Decision to drop Savile programme 'flawed'
Senior BBC executives have escaped sacking over a decision last year not to broadcast a Newsnight programme in December 2011 into child sex allegations against entertainer Jimmy Savile.
The review, set up by the BBC to see if there had been management failings in relation to the Newsnight investigation, found that the decision not to proceed with the programme had been “flawed”, but was “taken in good faith”. It also said it had not been influenced by the BBC’s plans to broadcast a three-part Christmas tribute to the deceased and now disgraced broadcaster.
The review by former Sky News executive Nick Pollard found that top level management were left in the dark last year about the planned programme after the BBC’s deputy director of news, Stephen Mitchell, took it off a list of potential risky programmes.

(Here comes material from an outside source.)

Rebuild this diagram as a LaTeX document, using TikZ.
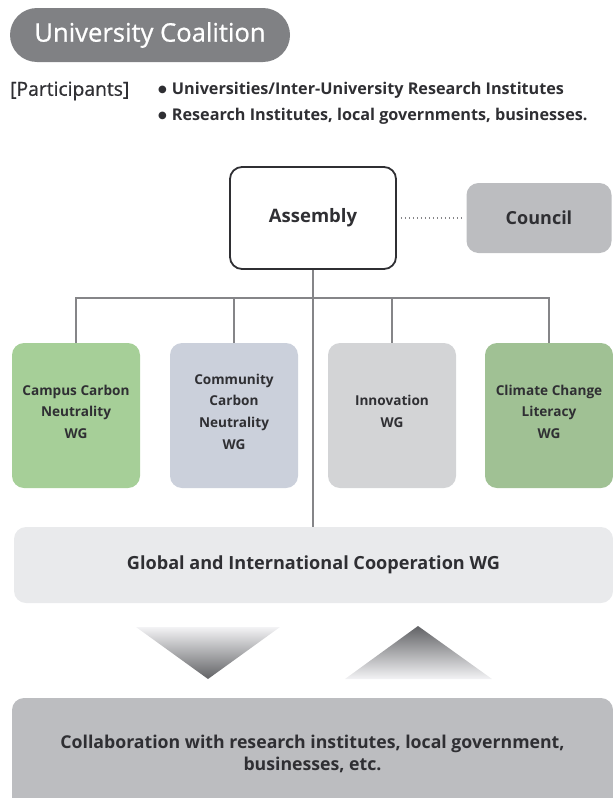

George Entwistle, who was forced to quit as BBC director general after the controversy, had been given a “too casual, too fleeting” briefing about the Newsnight investigation at a lunch in early December.

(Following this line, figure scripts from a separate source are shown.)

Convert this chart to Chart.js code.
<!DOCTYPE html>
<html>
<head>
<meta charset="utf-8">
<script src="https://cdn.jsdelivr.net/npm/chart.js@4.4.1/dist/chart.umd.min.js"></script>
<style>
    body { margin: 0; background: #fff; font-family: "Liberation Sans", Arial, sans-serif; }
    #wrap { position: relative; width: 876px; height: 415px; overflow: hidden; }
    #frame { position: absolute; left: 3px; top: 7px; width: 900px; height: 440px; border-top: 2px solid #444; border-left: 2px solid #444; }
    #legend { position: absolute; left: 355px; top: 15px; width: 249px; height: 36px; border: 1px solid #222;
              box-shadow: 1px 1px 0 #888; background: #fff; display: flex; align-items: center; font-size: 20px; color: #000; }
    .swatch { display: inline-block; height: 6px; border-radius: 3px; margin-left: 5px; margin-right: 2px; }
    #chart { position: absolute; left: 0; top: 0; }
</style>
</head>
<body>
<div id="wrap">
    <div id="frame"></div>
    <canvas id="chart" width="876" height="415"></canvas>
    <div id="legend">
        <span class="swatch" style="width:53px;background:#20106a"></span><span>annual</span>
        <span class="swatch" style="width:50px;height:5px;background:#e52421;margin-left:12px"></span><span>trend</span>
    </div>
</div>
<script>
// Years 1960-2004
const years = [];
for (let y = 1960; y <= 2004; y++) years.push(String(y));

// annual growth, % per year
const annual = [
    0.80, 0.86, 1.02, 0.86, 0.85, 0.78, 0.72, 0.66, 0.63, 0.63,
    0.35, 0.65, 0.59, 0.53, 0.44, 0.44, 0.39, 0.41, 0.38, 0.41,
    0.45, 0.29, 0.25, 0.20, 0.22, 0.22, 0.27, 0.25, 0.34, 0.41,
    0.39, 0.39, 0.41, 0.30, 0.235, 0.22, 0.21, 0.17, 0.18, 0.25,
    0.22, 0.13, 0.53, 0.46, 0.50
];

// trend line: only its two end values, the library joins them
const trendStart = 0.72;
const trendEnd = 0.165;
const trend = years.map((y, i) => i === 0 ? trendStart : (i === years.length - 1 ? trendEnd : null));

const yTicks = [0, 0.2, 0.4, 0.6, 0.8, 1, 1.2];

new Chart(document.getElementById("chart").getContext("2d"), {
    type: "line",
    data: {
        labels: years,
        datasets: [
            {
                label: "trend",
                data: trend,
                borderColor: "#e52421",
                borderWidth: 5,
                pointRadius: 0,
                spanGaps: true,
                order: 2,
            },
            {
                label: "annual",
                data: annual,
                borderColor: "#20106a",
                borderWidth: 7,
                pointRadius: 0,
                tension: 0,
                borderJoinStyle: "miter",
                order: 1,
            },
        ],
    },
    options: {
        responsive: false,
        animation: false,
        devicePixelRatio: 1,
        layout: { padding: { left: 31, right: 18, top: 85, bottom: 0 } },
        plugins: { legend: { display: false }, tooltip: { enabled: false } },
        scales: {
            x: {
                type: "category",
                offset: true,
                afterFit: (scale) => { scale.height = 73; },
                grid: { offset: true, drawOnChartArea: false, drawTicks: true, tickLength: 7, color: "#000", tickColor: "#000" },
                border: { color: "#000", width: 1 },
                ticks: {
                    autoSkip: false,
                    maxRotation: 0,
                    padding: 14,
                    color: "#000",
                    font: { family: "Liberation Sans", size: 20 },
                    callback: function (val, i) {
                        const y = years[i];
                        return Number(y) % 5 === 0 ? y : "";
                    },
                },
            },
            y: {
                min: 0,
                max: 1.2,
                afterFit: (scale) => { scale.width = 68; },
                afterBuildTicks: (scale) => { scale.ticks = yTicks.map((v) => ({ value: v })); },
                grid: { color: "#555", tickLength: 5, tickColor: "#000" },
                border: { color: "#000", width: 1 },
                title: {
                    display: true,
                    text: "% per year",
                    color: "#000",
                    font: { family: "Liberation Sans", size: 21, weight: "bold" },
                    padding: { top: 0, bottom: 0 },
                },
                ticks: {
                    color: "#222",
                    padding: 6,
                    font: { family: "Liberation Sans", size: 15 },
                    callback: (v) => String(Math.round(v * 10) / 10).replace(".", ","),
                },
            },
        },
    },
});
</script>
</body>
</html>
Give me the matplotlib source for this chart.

Having stood down temporarily as BBC’s director of news, Helen Boaden, who was criticised for failing to show leadership at key stages during the controversy, will return to her post today, despite calls in some quarters for resignations.
Chaos and confusion
The BBC proved itself to be “completely incapable of dealing” with the controversy after ITV revealed in October that the Newsnight investigation had been scrapped, finding itself mired in “chaos and confusion”.

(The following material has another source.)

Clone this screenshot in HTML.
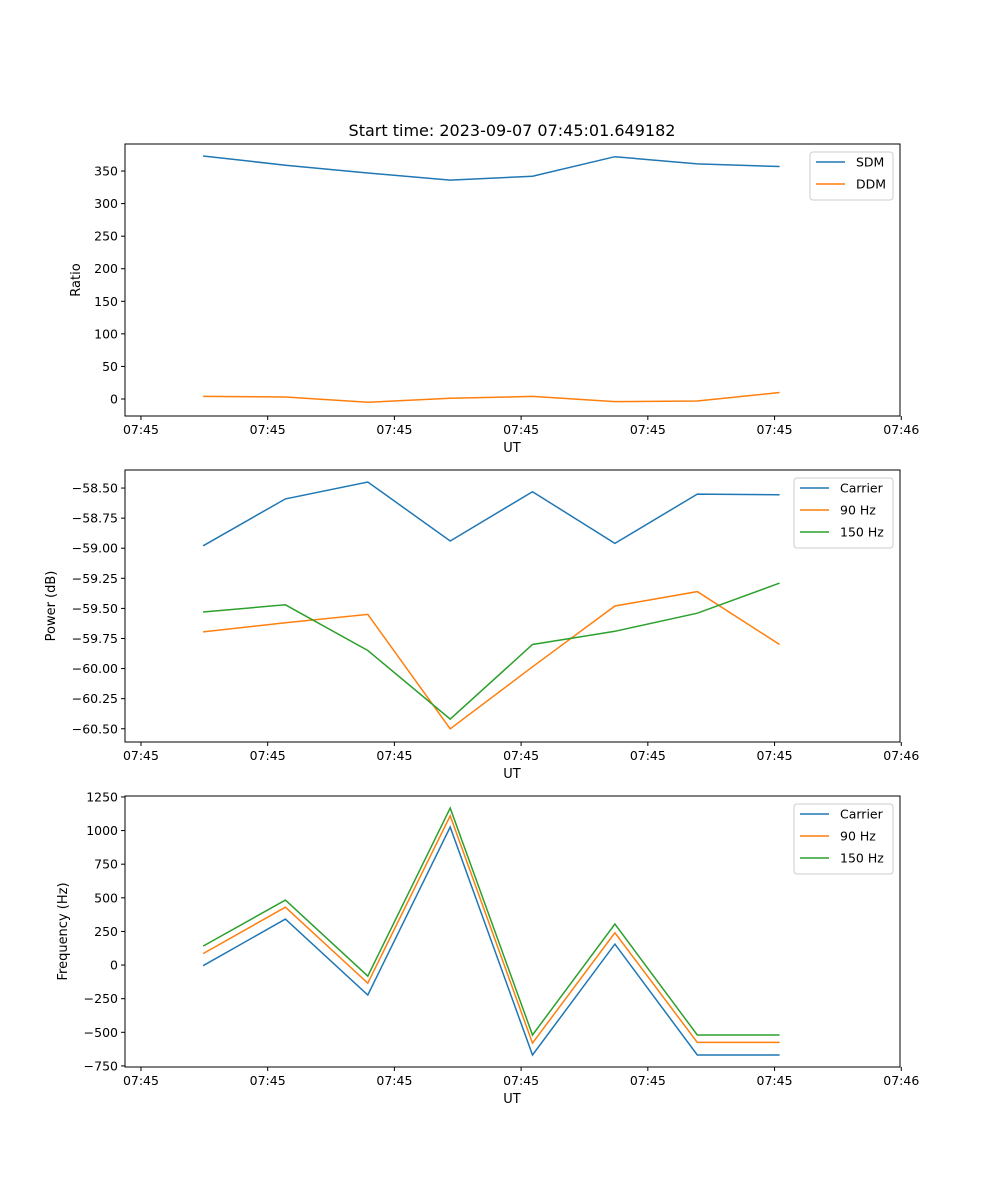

Indeed, the chaos was even worse than realised, Mr Pollard found: “The efforts to get to the truth behind the Savile story proved beyond the combined efforts of the senior management, legal department, corporate communications team and anyone else for well over a month. Leadership and organisation seemed to be in short supply.”
Newsnight reporters Meirion Jones and Liz MacKean “were right about Savile. Their belief that Savile had a history of abusing young women was correct. They provided Newsnight with cogent evidence of this. The programme could have broken the story almost a year before the ITV documentary revealed it,” said Mr Pollard. Management, though, was right to demand that the same standards of proof applied to Savile alive or dead, he added.
No evidence exists that BBC staff preparing the Savile Christmas tribute had ever been aware of “the allegations against or rumours about Savile”, though Mr Entwistle was enigmatically told about the broadcaster’s “darker side”, which should have “given him pause for thought”.
Meanwhile, a second inquiry into Newsnight’s reporting of false claims that a former senior Conservative was a paedophile – who was later wrongly identified as Lord McAlpine – has found a catalogue of failures.
Basic reporting checks were not made, while no one seemed to know who was in charge, said BBC Scotland chief Ken MacQuarrie, adding that Newsnight was seriously weakened after its editor had been forced to stand down and its deputy editor had quit.
The programme interviewed Steve Messham, a former resident of a Welsh children’s care home, who claimed that he had been abused by the Conservative – though he subsequently retracted his allegations once shown a photograph of Lord McAlpine.
“The allegations were not based on sound evidence. They were not thoroughly tested and, whilst there was no suggestion that the programme-makers had sought to mislead the public, this had been the effect,” the BBC Trust said yesterday.